In case you kill the node holding the lock, it will take 5 minutes by default for other nodes to consider the lock expired.
Step 1 - Local index rebuild
If a local index exists, Jira checks how far behind the DB it is lagging:
- If this is less than 10%, Jira will rebuild the missing index locally
- If this is greater than 10%, Jira will try recovering the index via step 2
Since 9.3 the threshold is configurable with:
-Dcom.atlassian.jira.index.consistency.tolerance.percentage
This step can be skipped with system property
-Dcom.atlassian.jira.startup.rebuild.local.index=false
Step 2 - Get index snapshot from shared and catch-up synchronously
If a fresh snapshot can be found in shared-home, Jira loads it and catches up with the most recent changes in the DB.
The maximum accepted age of a snapshot by default is 24 hours (since Jira 9.4.1 it has been increased to 8 days) but can be configured with system property:
-Dcom.atlassian.jira.startup.max.age.of.usable.index.snapshot.in.hours
This step can be skipped with system property:
-Dcom.atlassian.jira.startup.pick.indexsnapshot.from.shared=false
Step 3 - Trigger full-reindex synchronously
If previous steps fail, Jira triggers a full foreground reindex.
This step can be skipped with system property
-Dcom.atlassian.jira.startup.allow.full.reindex=false
End state: Retrieving index successful
Logs confirming successful index retrieval:
INFO Local index is healthy. Jira can proceed with the start procedure.
Jira will also check if there is a healthy snapshot in shared-home. If one exists, it will log:
INFO Current node: [NODE-ID]. Ensuring that a fresh enough index snapshot exists.
INFO Current node: [NODE-ID]. A fresh snapshot already exists.
If a snapshot is missing or is not fresh, Jira will produce a new one and copy it to shared-home:
INFO Current node: [NODE-ID]. An index snapshot does not exist, or is not fresh. Creating a fresh index snapshot.
INFO Current node: [NODE-ID]. Created index snapshot at [INDEX-SNAPSHOT-FILE-NAME].

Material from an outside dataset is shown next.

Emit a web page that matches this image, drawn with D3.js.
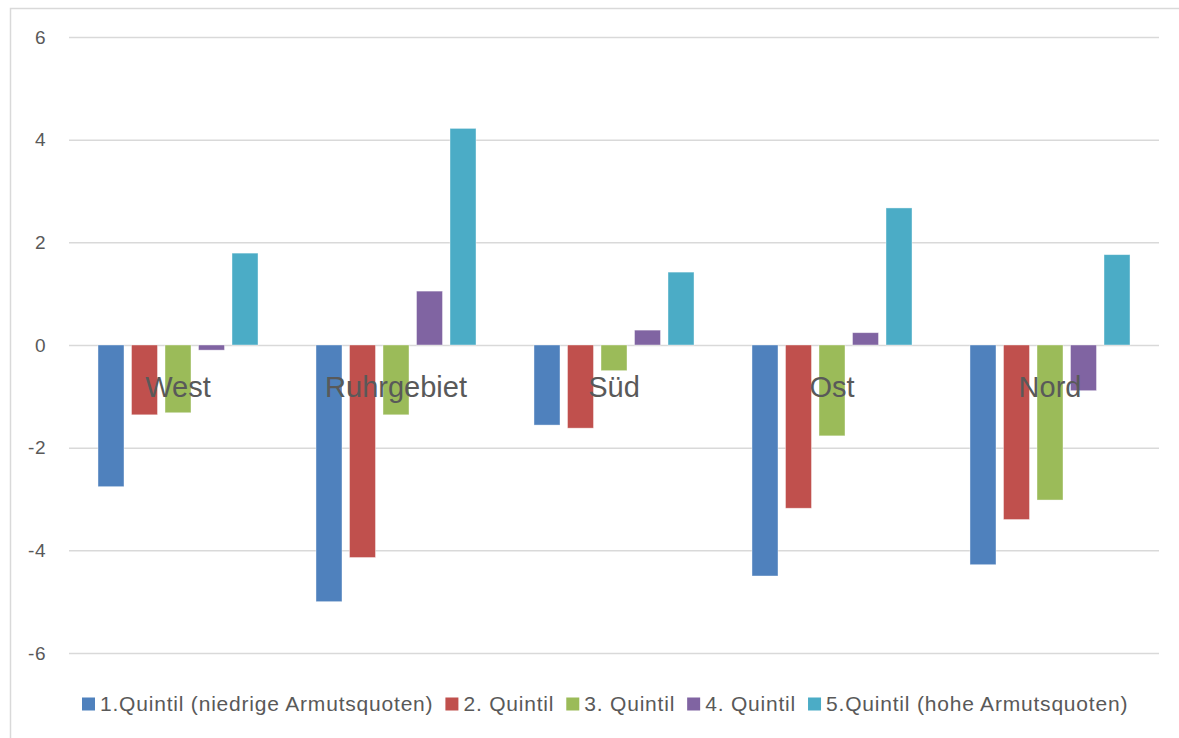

End state: Retrieving index failed
Logs when retrieving index failed:
ERROR Failed to prepare local index. Jira is in an unhealthy state.
This Jira instance will be blocked. The warning is presented to the admin explaining the problem:
Users should not be allowed to access this node, since at this point /status endpoint returns MAINTENANCE .
To get a fresh index on this node, you can use the following methods:
- Request the index from another node via the admin panel / copy the search index from another node
- Restore the index from index backup
- Bypass any proxy and go into the node directly to trigger a reindex
- Restart the node
If it continues to fail, please reach out to our Support teams for further assistance.
NODE-START summary log JIRA 9.1.1
Once the index is ready, the following will be logged:
{
"_statsName": "NODE-START",
"_statsType": "total",
"_time": "2022-07-08T11:06:15.120Z",
"_timestamp": 1657278375120,
"_duration": "PT5M0.016S",
"_invocations": 5,
"_statsOverhead": "n/a",
"configuration": {
"isRebuildLocalIndex": true,
"isPickSnapshotFromSharedHome": true,
"isRequestIndexSnapshotFromAnotherNode": false,
"isTriggerFullReindex": true
},
"checkIndexOnStart": {
"time": "2022-07-08T11:03:09.938Z",
"result": "SUCCESS",
"timeInSeconds": 39
},
"getIndexBy": {
"rebuildLocalIndex": {
"result": "FAILED",
"timeInSeconds": 0
},
"pickIndexSnapshotFromSharedHome": {
"snapshotName": "IndexSnapshot_12400_220707-235024.tar.sz",
"result": "SUCCESS",
"timeInSeconds": 39
},
"requestIndexSnapshotFromAnotherNode": {
"result": "NOT_RUN",
"timeInSeconds": 0
},
"performFullForegroundReindex": {
"result": "NOT_RUN",
"timeInSeconds": 0
}
},
"ensureFreshIndexSnapshot": {
"result": "SUCCESS",
"snapshotExisted": true,
"snapshotCreated": false,
"timeInSeconds": 0
}
}